Lighting the qulliq (traditional Inuit oil lamp)

A reimagined Malina in the absence of trauma and within the abundance of light

By: Gayle Uyagaqi Kabloona

Malina is my reimagined story of the sun goddess. In the original story, Malina is repeatedly sexually assaulted in the dark by her brother and flees into the sky when she catches him in the act. The story is that she becomes the sun and the brother becomes the moon, chasing her everyday. I created this woodcut print to show her outside of her story of violence. In this piece she exists in safety, waking up in the morning to spread the qulliq (traditional Inuit oil lamp) light and warmth to the day. I didn't want to rewrite history or say the traditional story is wrong... but I wanted to provide an alternate storyline that shines a light forward in the absence of trauma.

What does this piece mean to you?

This piece, Malina, envisions a world and history where the sun woman isn’t a victim. It means starting the day with warmth, light and feminine strength. It also marks the beginning of letting myself create my own worlds and stories.

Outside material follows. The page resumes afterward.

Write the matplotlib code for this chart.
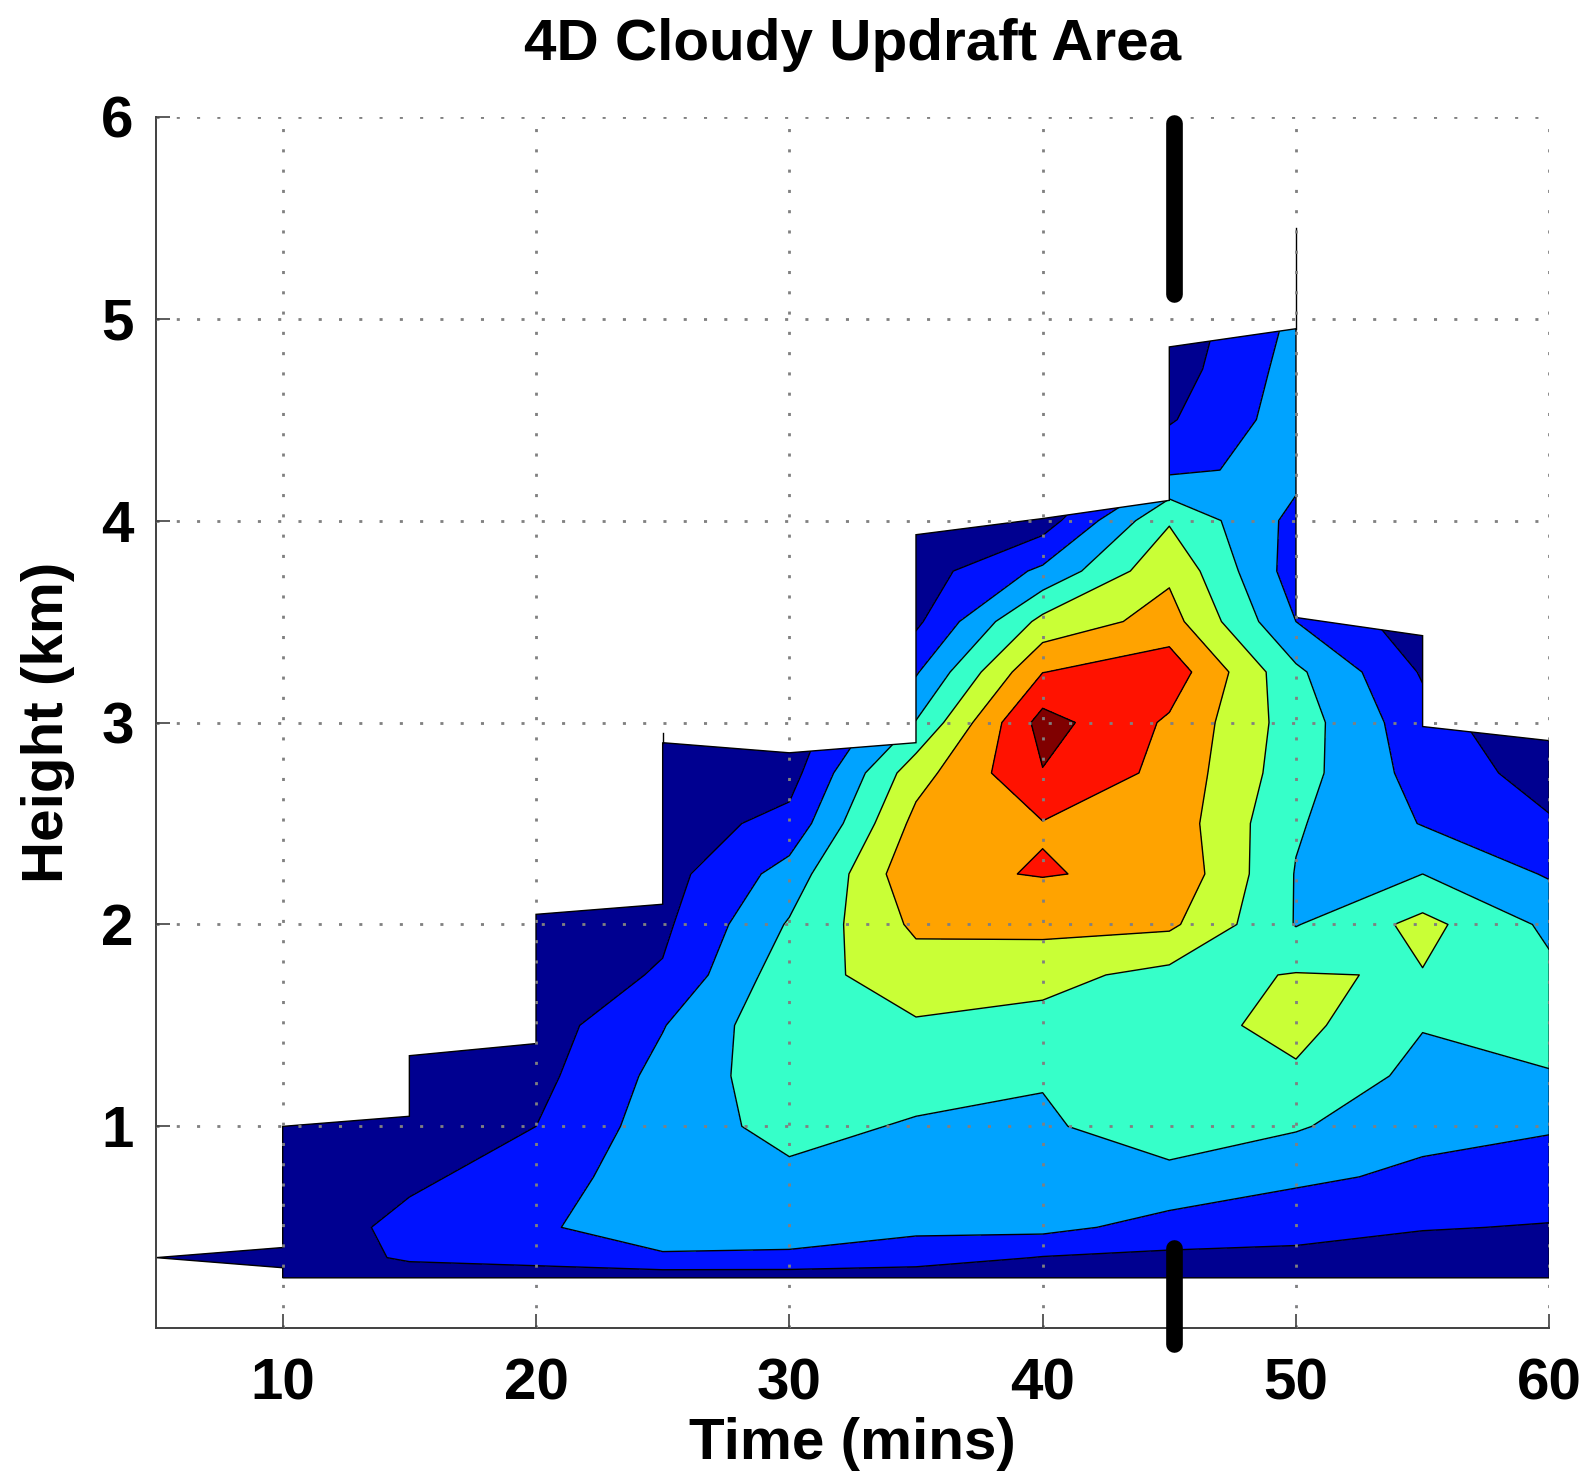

What does storytelling mean to you?

Inuit use storytelling as a way to transfer knowledge and oral history. It’s how we keep our culture and relationships alive.

If you could imagine a future for this world, what would it look like?

Oh wow, I would love a return to traditions, anti-globalization and anti-capitalism, with free information sharing, more social supports, renewable energy, housing and food as a right, feminism as the norm… the list is long.

How do you see this work intersecting with people of the past? People of the future?

It would have been difficult to envision a world in the past where Malina could be her own person, existing outside of gendered violence. I would love to think that this is a turning point for people in the future: that they could look back and see a shift in attitudes.

What do you hope for?

I hope for small but big things: being present and content. I mean, I would love it if the world would change, but I tend to focus on things within my small control radius.

Editor’s note:

The Inuit people had a captivating tale that offered an explanation for the movement of the sun and moon. The story goes that the sun was a divine being called Malina, while her brother, Anningan, was the god of the moon. In their youth, the two siblings played together in the dark.

One fateful night, Anningan committed an unforgivable act by violating his sister. A fierce altercation ensued, resulting in a broken seal-oil lamp and spilled oil on Malina's hands. While fleeing from her brother, she ran into the sky, where they both transformed into the sun and moon.

As fate would have it, Anningan continues to pursue his sister across the sky to this day, making it rare for the sun and moon to be visible together. Anningan's obsessive pursuit of his sister is so intense that he often forgets to eat, causing him to become increasingly emaciated over time. Consequently, he is forced to leave the sky for three days each month. This pattern is what gives rise to the lunar cycle.

At times, Anningan manages to catch up with his sister, leading to a fascinating natural phenomenon - a solar eclipse in the sky.